Otro tanto sucede con Del amor inconcluso (Premio Jorge Isaacs, 1999). En las dos secciones en que está dividido el libro: «Del amor inconcluso» y «Memoria del escritor», se evidencia una postura irreverente frente a la palabra. La palabra le sirve a Martínez para exorcizar la angustia en un efecto de catarsis.
Los textos de Del amor inconcluso se dirigen a explicar el sentimiento de separatividad del hombre contemporáneo que explicara Erich Fromm. La comunicación es imposible, se tropieza a cada paso con el absurdo de la tergiversación, la incomunicación. Por esto los diálogos que recorren estos textos rebosan ironía y provocan hilaridad en quien los lee. Es el total contrasentido. Hay mujeres que le piden al hombre que les traigan el sol, que les bajen esa nube. Porque además, es eso, están contados desde el punto de vista del hombre que se siente víctima de las impertinencias de la mujer.
Pero aquí no estamos planteando una lectura de género. Por el contrario, si se les da la vuelta se lee igual, es la metáfora de la soledad. Algunos textos rebosan lirismo, otros procacidad, en otros cosmopolitismo (viajero de vieja memoria) pero en todos los casos hay una intención minimalista.
Algunos textos no superan las cuatro líneas, y en algunos se proponen aforismos muy bien logrados, como el de «Conciencia desdichada»: Luchamos por la felicidad (la felicidad no se debe buscar en la vida real).
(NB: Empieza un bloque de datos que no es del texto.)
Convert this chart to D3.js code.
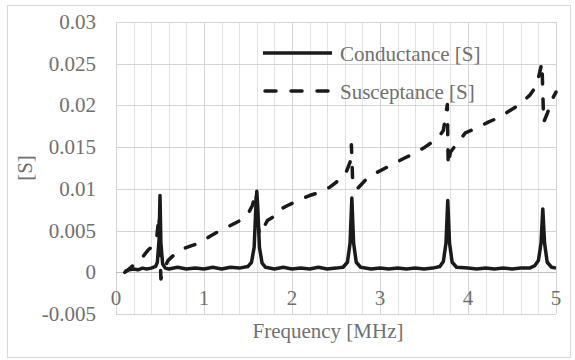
<!DOCTYPE html>
<html lang="en">
<head>
	<meta charset="utf-8">
	<title>Conductance and Susceptance</title>
	<script src="https://d3js.org/d3.v7.min.js"></script>
	<style>
		body { margin: 0; background: #fff; }
		.grid line { stroke: #e2e2e2; stroke-width: 1px; }
		.grid line.major { stroke: #d4d4d4; }
	</style>
</head>
<body>
	<div id="chart"></div>
	<script>
		// conductance
		var condFreq = [0.10, 0.15, 0.20, 0.25, 0.30, 0.35, 0.40, 0.45, 0.47, 0.49, 0.50, 0.51, 0.53, 0.56,
			0.60, 0.70, 0.80, 0.90, 1.00, 1.10, 1.20, 1.30, 1.40, 1.50, 1.54, 1.57, 1.59, 1.60, 1.61, 1.63, 1.66,
			1.70, 1.80, 1.90, 2.00, 2.10, 2.20, 2.30, 2.40, 2.50, 2.58, 2.63, 2.66, 2.68, 2.70, 2.73, 2.78,
			2.90, 3.00, 3.10, 3.20, 3.30, 3.40, 3.50, 3.60, 3.68, 3.72, 3.75, 3.77, 3.79, 3.82, 3.87,
			4.00, 4.10, 4.20, 4.30, 4.40, 4.50, 4.60, 4.70, 4.76, 4.80, 4.83, 4.85, 4.87, 4.90, 4.95, 5.00];
		var conductance = [0.0001, 0.0003, 0.0004, 0.0003, 0.0005, 0.0004, 0.0005, 0.0007, 0.0012, 0.0040, 0.0092, 0.0035, 0.0010, 0.0005,
			0.0004, 0.0006, 0.0004, 0.0005, 0.0004, 0.0006, 0.0004, 0.0006, 0.0005, 0.0007, 0.0012, 0.0030, 0.0080, 0.0097, 0.0080, 0.0030, 0.0011,
			0.0006, 0.0004, 0.0006, 0.0004, 0.0005, 0.0004, 0.0006, 0.0004, 0.0005, 0.0006, 0.0012, 0.0035, 0.0089, 0.0035, 0.0012, 0.0006,
			0.0004, 0.0005, 0.0004, 0.0005, 0.0004, 0.0005, 0.0004, 0.0005, 0.0007, 0.0013, 0.0035, 0.0086, 0.0035, 0.0012, 0.0006,
			0.0005, 0.0004, 0.0005, 0.0004, 0.0005, 0.0004, 0.0005, 0.0005, 0.0008, 0.0014, 0.0035, 0.0076, 0.0035, 0.0012, 0.0006, 0.0005];

		// susceptance
		var suscFreq = [0.10, 0.17, 0.24, 0.30, 0.36, 0.42, 0.46, 0.49, 0.50, 0.51, 0.53, 0.59, 0.69, 0.78, 0.86, 0.95,
			1.05, 1.18, 1.30, 1.41, 1.49, 1.55, 1.59, 1.61, 1.63, 1.66, 1.72, 1.81, 1.84, 1.95, 2.07, 2.20, 2.32,
			2.43, 2.49, 2.60, 2.66, 2.675, 2.69, 2.72, 2.75, 2.83, 2.97, 3.08, 3.19, 3.28, 3.40, 3.51, 3.66, 3.72,
			3.765, 3.775, 3.80, 3.88, 3.97, 4.10, 4.23, 4.34, 4.45, 4.57, 4.70, 4.78, 4.84, 4.86, 4.90, 4.95, 5.00];
		var susceptance = [0.0000, 0.0006, 0.0012, 0.0018, 0.0026, 0.0032, 0.0040, 0.0068, 0.0030, -0.0008, 0.0000, 0.0014, 0.0024, 0.0029, 0.0032, 0.0035,
			0.0042, 0.0050, 0.0056, 0.0062, 0.0068, 0.0080, 0.0096, 0.0060, 0.0045, 0.0050, 0.0062, 0.0068, 0.0074, 0.0080, 0.0086, 0.0092, 0.0096,
			0.0102, 0.0107, 0.0116, 0.0132, 0.0153, 0.0108, 0.0100, 0.0101, 0.0110, 0.0120, 0.0126, 0.0132, 0.0137, 0.0143, 0.0150, 0.0161, 0.0170,
			0.0201, 0.0128, 0.0144, 0.0155, 0.0167, 0.0173, 0.0180, 0.0185, 0.0192, 0.0200, 0.0212, 0.0224, 0.0251, 0.0180, 0.0190, 0.0206, 0.0216];

		var xTicks = [0, 1, 2, 3, 4, 5];
		var yTicks = [-0.005, 0, 0.005, 0.01, 0.015, 0.02, 0.025, 0.03];
		var yLabels = ["-0.005", "0", "0.005", "0.01", "0.015", "0.02", "0.025", "0.03"];
		var seriesNames = ["Conductance [S]", "Susceptance [S]"];

		(function() {
			var width = 575, height = 360;
			var pLeft = 116, pRight = 556, pTop = 22, pBottom = 314;
			var font = "'Liberation Serif'", textColor = "#707070";

			var svg = d3.select("#chart").append("svg")
				.attr("width", width)
				.attr("height", height);

			function label(sel) {
				return sel.attr("font-family", font)
					.attr("fill", textColor)
					.style("font-size", "21px");
			}

			// chart area border
			svg.append("rect")
				.attr("x", 7.5).attr("y", 5.5)
				.attr("width", 563).attr("height", 352)
				.attr("fill", "none")
				.attr("stroke", "#d9d9d9");

			var x = d3.scaleLinear().domain([0, 5]).range([pLeft, pRight]);
			var y = d3.scaleLinear().domain([-0.005, 0.03]).range([pBottom, pTop]);

			// gridlines: vertical every 0.2, horizontal every 0.005
			var grid = svg.append("g").attr("class", "grid");
			grid.selectAll("line.v")
				.data(d3.range(0, 26))
				.enter().append("line")
				.attr("class", function(i) { return i % 5 == 0 ? "v major" : "v minor"; })
				.attr("x1", function(i) { return Math.round(x(i * 0.2)) + 0.5; })
				.attr("x2", function(i) { return Math.round(x(i * 0.2)) + 0.5; })
				.attr("y1", pTop).attr("y2", pBottom);
			grid.selectAll("line.h")
				.data(yTicks)
				.enter().append("line")
				.attr("class", "h major")
				.attr("x1", pLeft).attr("x2", pRight)
				.attr("y1", function(d) { return Math.round(y(d)) + 0.5; })
				.attr("y2", function(d) { return Math.round(y(d)) + 0.5; });

			// zero axis line
			svg.append("line")
				.attr("x1", pLeft).attr("x2", pRight)
				.attr("y1", Math.round(y(0)) + 0.5).attr("y2", Math.round(y(0)) + 0.5)
				.attr("stroke", "#bfbfbf").attr("stroke-width", 1.2);

			// tick labels
			svg.append("g").selectAll("text")
				.data(yTicks)
				.enter().append("text")
				.call(label)
				.attr("x", 96)
				.attr("y", function(d) { return y(d) + 7; })
				.attr("text-anchor", "end")
				.text(function(d, i) { return yLabels[i]; });

			svg.append("g").selectAll("text")
				.data(xTicks)
				.enter().append("text")
				.call(label)
				.attr("x", function(d) { return x(d); })
				.attr("y", 305)
				.attr("text-anchor", "middle")
				.text(function(d) { return d; });

			// axis titles
			svg.append("text")
				.call(label)
				.attr("x", 328).attr("y", 338)
				.attr("text-anchor", "middle")
				.text("Frequency [MHz]");
			svg.append("text")
				.call(label)
				.attr("transform", "translate(32," + ((pTop + pBottom) / 2) + ") rotate(-90)")
				.attr("text-anchor", "middle")
				.text("[S]");

			var condData = condFreq.map(function(f, i) { return [f, conductance[i]]; });
			var suscData = suscFreq.map(function(f, i) { return [f, susceptance[i]]; });

			var line = d3.line()
				.x(function(d) { return x(d[0]); })
				.y(function(d) { return y(d[1]); });

			svg.append("path")
				.datum(condData)
				.attr("d", line)
				.attr("fill", "none")
				.attr("stroke", "#1a1a1a")
				.attr("stroke-width", 3.5)
				.attr("stroke-linejoin", "round");

			svg.append("path")
				.datum(suscData)
				.attr("d", line)
				.attr("fill", "none")
				.attr("stroke", "#1a1a1a")
				.attr("stroke-width", 3.5)
				.attr("stroke-linecap", "round")
				.attr("stroke-linejoin", "round")
				.attr("stroke-dasharray", "10,15");

			// legend
			var legend = svg.append("g");
			seriesNames.forEach(function(name, i) {
				var ly = 53 + i * 38;
				legend.append("line")
					.attr("x1", i == 0 ? 263 : 265).attr("x2", i == 0 ? 332 : 331)
					.attr("y1", ly).attr("y2", ly)
					.attr("stroke", "#1a1a1a")
					.attr("stroke-width", 3.5)
					.attr("stroke-linecap", i == 0 ? "butt" : "round")
					.attr("stroke-dasharray", i == 0 ? null : "11,15");
				legend.append("text")
					.call(label)
					.attr("x", 340).attr("y", ly + 8)
					.text(name);
			});
		})();
	</script>
</body>
</html>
Somos una generación amnésica, olvidada y contamos con una conciencia desdichada.
Los textos de «Memoria del escritor» evidencian la decantación de sus lecturas, sus obsesiones respecto a ciertos autores y una indeclinable irreverencia al oficio de escribir. Lavorare stanca, escribió alguna vez César Pavese y eso mismo es lo que Martínez quiere decir cuando la fragilidad del terreno en que se mueve la escritura es malogrado por los afanes cotidianos.
El escritor y sus lectores, los premios, los amigos, los contradictores -en fin, siguiendo la estructura del libro, en su última sección- son sometidos a su reflexión aforística: El escritor ante todo y para bien del oficio, debe por principio, desconfiar de su época, o: En el difícil arte de la escritura, el escritor se encontrará ante un monstruo imperfecto: el monstruo de la depresión.
Y bien, la anécdota de que Hemingway escribía mejor cuando estaba enamorado, o la de Horacio Quiroga, perseguido desde temprana edad por la muerte, o la diferencia entre la escritura de un cuento y la escritura de una novela, pregunta que Martínez se responde así: Un cuento es un orgasmo precoz, una novela es un orgasmo largo y prolongado.
Del amor inconcluso es un libro refrescante, irónico, es una lectura no apta para amargados.